O! la lettre #83

OÙ EST CHARLIE ?
Avant le 7 janvier, j’avais la foi. Je croyais au rock’n’roll, à la démocratie, à l’égalité entre les Hommes, à la promesse d’une gaufre belge en fin de journée sur la terrasse de notre nouveau showroom. Mais surtout je croyais que la liberté d’expression était acquise en France, que le blasphème était une notion d’un autre âge, je croyais à l’irrévérence salutaire dans un monde imparfait et pourtant gonflé de certitudes, je croyais à l’humour comme arme redoutable contre toutes les bêtises humaines. Mais le 7 janvier à l’heure du goûter, je n’avais plus le coeur à manger une gaufre, je croyais encore au rock’n’roll mais plus à grand chose d’autre, tout était devenu beaucoup plus flou. 
Nous avons eu droit dès mercredi soir aux propos lénifiants de nos chers dirigeants, les mines étaient graves et décidées, les discours convenus, creux, formatés par leurs cellules de communication: « Les fondements de la République sont attaqués, c’est une guerre contre le terrorisme venu de l’extérieur, il faut faire bloc, c’est l’union sacrée pour protéger ce que la nation a de plus précieux, ce qui nous rassemble, nous unit… » Ce n’était pas des humains qui nous parlaient, mais des prompteurs sans vie, et surtout sans conviction. Car en l’espèce il ne s’agissait pas d’une attaque terroriste fomentée de l’extérieur, mais plus un rejeton nauséabond des dysfonctionnements patents de notre société française, laïque et républicaine. Les fous barbares qui ont agit cette semaine étaient des français, ils sont nés en France, ont grandi en France, ont fréquenté les écoles françaises, puis les prisons françaises, puis le monde du travail ou plus vraisemblablement du chômage en France. Oui, l’absence d’ambition, le manque d’inspiration, la frilosité, et peut-être surtout le vide de conviction de nos « politiques » ont rendu la France presque anomique, à tel point qu’elle génère aujourd’hui ses propres ennemis intérieurs. 
Si certains des enfants de la République ne se voient pas aujourd’hui proposer l’égalité, s’ils ne perçoivent pas la fraternité, si on ne les arme pas pour jouir de la liberté, ils vont parfois prendre d’autres armes pour se faire entendre. Le « modèle français » a du plomb dans l’aile, le chantier est vaste, mais il passe en premier lieu par l’éducation, qui doit être riche, curieuse, large, non dogmatique, il passe par l’accès à la Culture, avec les mêmes exigences d’ouverture, tout cela pour alimenter la curiosité humaine. Car, pour nous, athées comme croyants, la spiritualité, le sacré, la culture, la création, l’art, l’humour, la connaissance, tous ces jaillissements constitutifs de l’humanité sont là pour nous aider à décoder un monde complexe, pour nous construire, nous élever, nous détacher d’un quotidien trop souvent trivial, trop fréquemment sans relief, nous comprendre et donc nous rapprocher. C’est lorsque ces éléments essentiels sont absents que des pieds nickelés font des trous avec une Kalachnikov parce qu’une caricature déplaît à un de nos Dieux, une de nos idoles.

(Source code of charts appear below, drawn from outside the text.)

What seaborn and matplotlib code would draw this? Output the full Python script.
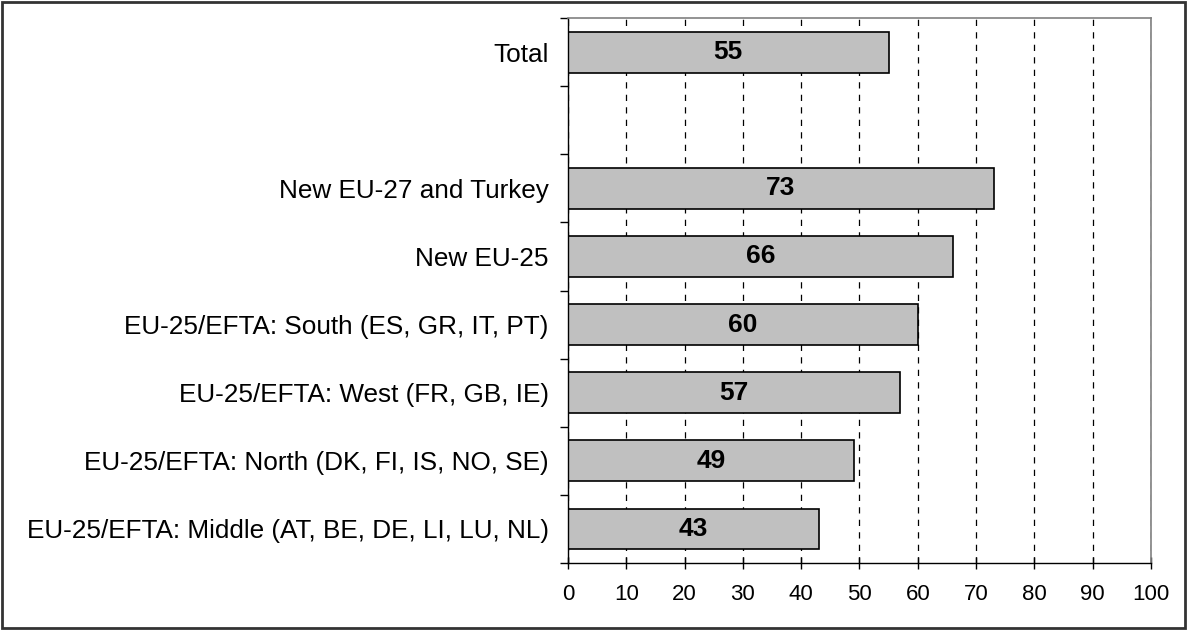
import numpy as np
import pandas as pd
import matplotlib
matplotlib.use("Agg")
import matplotlib.pyplot as plt
from matplotlib.patches import Rectangle
import seaborn as sns

# data
groups = [
    "Total",
    "New EU-27 and Turkey",
    "New EU-25",
    "EU-25/EFTA: South (ES, GR, IT, PT)",
    "EU-25/EFTA: West (FR, GB, IE)",
    "EU-25/EFTA: North (DK, FI, IS, NO, SE)",
    "EU-25/EFTA: Middle (AT, BE, DE, LI, LU, NL)",
]
values = [55, 73, 66, 60, 57, 49, 43]
# an empty slot separates Total from the regions
order = [groups[0], " "] + groups[1:]
x_ticks = list(range(0, 101, 10))

sns.set_theme(style="white")
plt.rcParams["font.family"] = ["Liberation Sans", "DejaVu Sans"]

df = pd.DataFrame({"group": groups, "value": values})

fig = plt.figure(figsize=(11.89, 6.30), dpi=100)
ax = fig.add_axes([0.4777, 0.1063, 0.968 - 0.4777, 0.9714 - 0.1063])

sns.barplot(data=df, x="value", y="group", order=order, orient="h",
            color="#C0C0C0", saturation=1, width=0.6,
            edgecolor="black", linewidth=1.2, ax=ax)

for c in ax.containers:
    ax.bar_label(c, label_type="center", fontsize=19, fontweight="bold",
                 color="black")

ax.set_xlim(0, 100)
ax.set_ylim(len(order) - 0.5, -0.5)
ax.set_xticks(x_ticks)
ax.set_xticklabels([str(t) for t in x_ticks], fontsize=16)
ax.set_yticks(range(len(order)))
ax.set_yticklabels(order, fontsize=18.8)
ax.set_yticks(np.arange(-0.5, len(order)), minor=True)
ax.tick_params(axis="y", which="major", length=0, pad=14, colors="black")
ax.tick_params(axis="y", which="minor", length=6, width=1, direction="out",
               color="black", left=True)
ax.tick_params(axis="x", which="major", length=8, width=1, direction="inout",
               pad=11, colors="black", bottom=True)
ax.set_xlabel("")
ax.set_ylabel("")

ax.set_axisbelow(True)
ax.grid(axis="x", color="black", linestyle=(0, (5, 5)), linewidth=0.9)

for side in ["left", "bottom"]:
    ax.spines[side].set_color("black")
    ax.spines[side].set_linewidth(1)
for side in ["top", "right"]:
    ax.spines[side].set_color("#808080")
    ax.spines[side].set_linewidth(1.2)

fig.patches.append(Rectangle((0.002, 0.003), 0.995, 0.994,
                             transform=fig.transFigure, fill=False,
                             edgecolor="#333333", linewidth=2))

fig.savefig("out.png", dpi=100)
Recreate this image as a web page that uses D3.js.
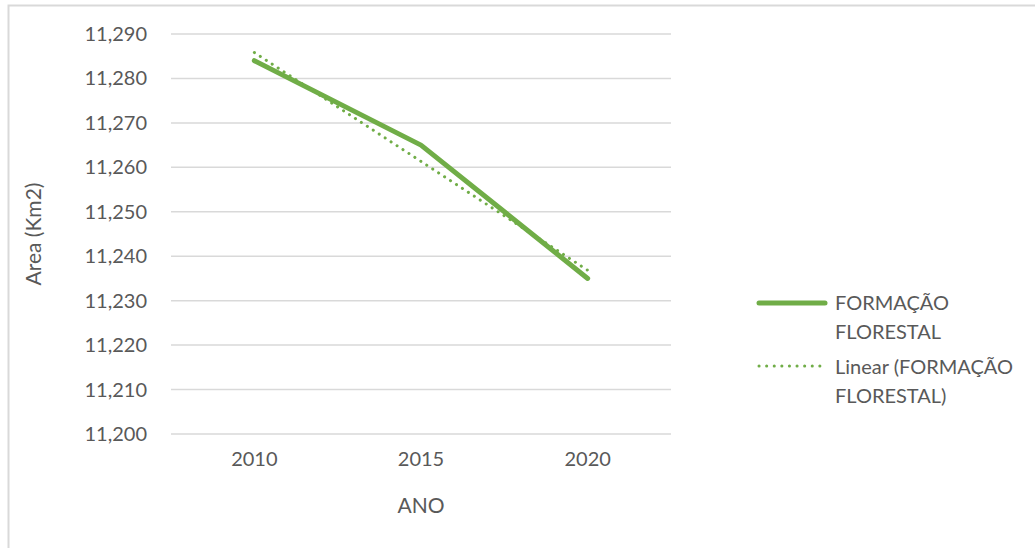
<!DOCTYPE html>
<html lang="pt">
<head>
<meta charset="UTF-8" />
<title>Formação Florestal</title>
<script src="https://d3js.org/d3.v7.min.js"></script>
<style>
  body { margin: 0; background: #fff; }
  text { font-family: Lato, "Liberation Sans", sans-serif; fill: #595959; }
</style>
</head>
<body>
<script>
// dados
const anos = ['2010', '2015', '2020'];
const areaFloresta = [11284, 11265, 11235];
const yTicks = [11200, 11210, 11220, 11230, 11240, 11250, 11260, 11270, 11280, 11290];
const nomeSerie = ['FORMAÇÃO', 'FLORESTAL'];
const nomeTendencia = ['Linear (FORMAÇÃO', 'FLORESTAL)'];

const width = 1035, height = 548;
const verde = '#70ad47';

const svg = d3.select('body').append('svg').attr('width', width).attr('height', height);

// borda da área do gráfico
svg.append('rect')
  .attr('x', 8.5).attr('y', 5.5)
  .attr('width', 1040).attr('height', 560)
  .attr('fill', 'none').attr('stroke', '#d9d9d9').attr('stroke-width', 2);

const x = d3.scaleBand().domain(anos).range([171, 671]);
const y = d3.scaleLinear().domain([11200, 11290]).range([434, 34]);

// linhas de grade
svg.append('g').selectAll('line')
  .data(yTicks).enter().append('line')
  .attr('x1', 171).attr('x2', 671)
  .attr('y1', d => y(d)).attr('y2', d => y(d))
  .attr('stroke', '#d9d9d9').attr('stroke-width', 1.5);

// rótulos do eixo y
svg.append('g').selectAll('text')
  .data(yTicks).enter().append('text')
  .attr('x', 147).attr('y', d => y(d))
  .attr('dy', '0.35em').attr('text-anchor', 'end')
  .attr('font-size', 20)
  .text(d => d3.format(',')(d));

// rótulos do eixo x
svg.append('g').selectAll('text')
  .data(anos).enter().append('text')
  .attr('x', d => x(d) + x.bandwidth() / 2).attr('y', 466)
  .attr('text-anchor', 'middle').attr('font-size', 20)
  .text(d => d);

// títulos dos eixos
svg.append('text')
  .attr('x', 421).attr('y', 513)
  .attr('text-anchor', 'middle').attr('font-size', 21)
  .text('ANO');
svg.append('text')
  .attr('transform', 'translate(41,234) rotate(-90)')
  .attr('text-anchor', 'middle').attr('font-size', 21)
  .text('Area (Km2)');

const pontos = anos.map((a, i) => ({ ano: a, v: areaFloresta[i] }));
const cx = d => x(d.ano) + x.bandwidth() / 2;

// linha de tendência (regressão linear)
const n = pontos.length;
const mx = (n - 1) / 2;
const my = d3.mean(areaFloresta);
const slope = d3.sum(areaFloresta, (v, i) => (i - mx) * (v - my)) / d3.sum(areaFloresta, (v, i) => (i - mx) * (i - mx));
const tendencia = pontos.map((p, i) => ({ ano: p.ano, v: my + slope * (i - mx) }));

const linha = d3.line().x(cx).y(d => y(d.v));

svg.append('path')
  .datum(pontos)
  .attr('d', linha)
  .attr('fill', 'none').attr('stroke', verde)
  .attr('stroke-width', 5).attr('stroke-linecap', 'round').attr('stroke-linejoin', 'round');

svg.append('path')
  .datum(tendencia)
  .attr('d', linha)
  .attr('fill', 'none').attr('stroke', verde)
  .attr('stroke-width', 3).attr('stroke-linecap', 'round')
  .attr('stroke-dasharray', '0.1 7');

// legenda
const leg = svg.append('g');
leg.append('line')
  .attr('x1', 759).attr('x2', 825).attr('y1', 303).attr('y2', 303)
  .attr('stroke', verde).attr('stroke-width', 5).attr('stroke-linecap', 'round');
leg.append('line')
  .attr('x1', 759).attr('x2', 827).attr('y1', 366).attr('y2', 366)
  .attr('stroke', verde).attr('stroke-width', 3).attr('stroke-linecap', 'round')
  .attr('stroke-dasharray', '0.1 7.5');

leg.selectAll('text.s1')
  .data(nomeSerie).enter().append('text')
  .attr('x', 835).attr('y', (d, i) => 303 + i * 29)
  .attr('dy', '0.35em').attr('font-size', 20)
  .text(d => d);
leg.selectAll('text.s2')
  .data(nomeTendencia).enter().append('text')
  .attr('x', 835).attr('y', (d, i) => 367 + i * 29)
  .attr('dy', '0.35em').attr('font-size', 20)
  .text(d => d);
</script>
</body>
</html>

Nous avons tous clamé dimanche « Je suis Charlie », soutien paradoxal à un journal qui n’aime rien tant que la marge et l’anticonformisme, ne boudons pas notre plaisir d’avoir été si nombreux à battre le pavé sous un soleil hivernal, mais gardons nous d’une bonne conscience hypocrite et sans lendemains, d’un unanimisme béat, donc dénué de sens et surtout, de projet. Le défi est conséquent, il ne suffira pas d’apposer un sticker en soutien à Charlie sur sa veste ou son site, il est illusoire de voir une solution dans un durcissement des contrôles aux frontières, mortifère de vouloir mettre en place un Patriot Act à la Française. Il sera plus fécond de nous interroger sur ce qu’est devenue notre société, ce qui l’éloigne aujourd’hui de ses idéaux originels, puis tout faire pour redonner corps aux trois mots inscrits sur tous nos bâtiments publics.
Personnellement, j’avoue avoir ressenti deux difficultés à clamer au diapason « Je suis Charlie », tout d’abord une aversion toute personnelle aux rassemblements de plus de trois personnes, aux foules, aux cris de ralliements, au consensus général que je trouve toujours suspect. Mais par ailleurs il me sera délicat de crier la conscience tranquille « Je suis Charlie » tant qu’il restera plus difficile en France d’être Mohamed, Djehina ou Zouad que Quentin.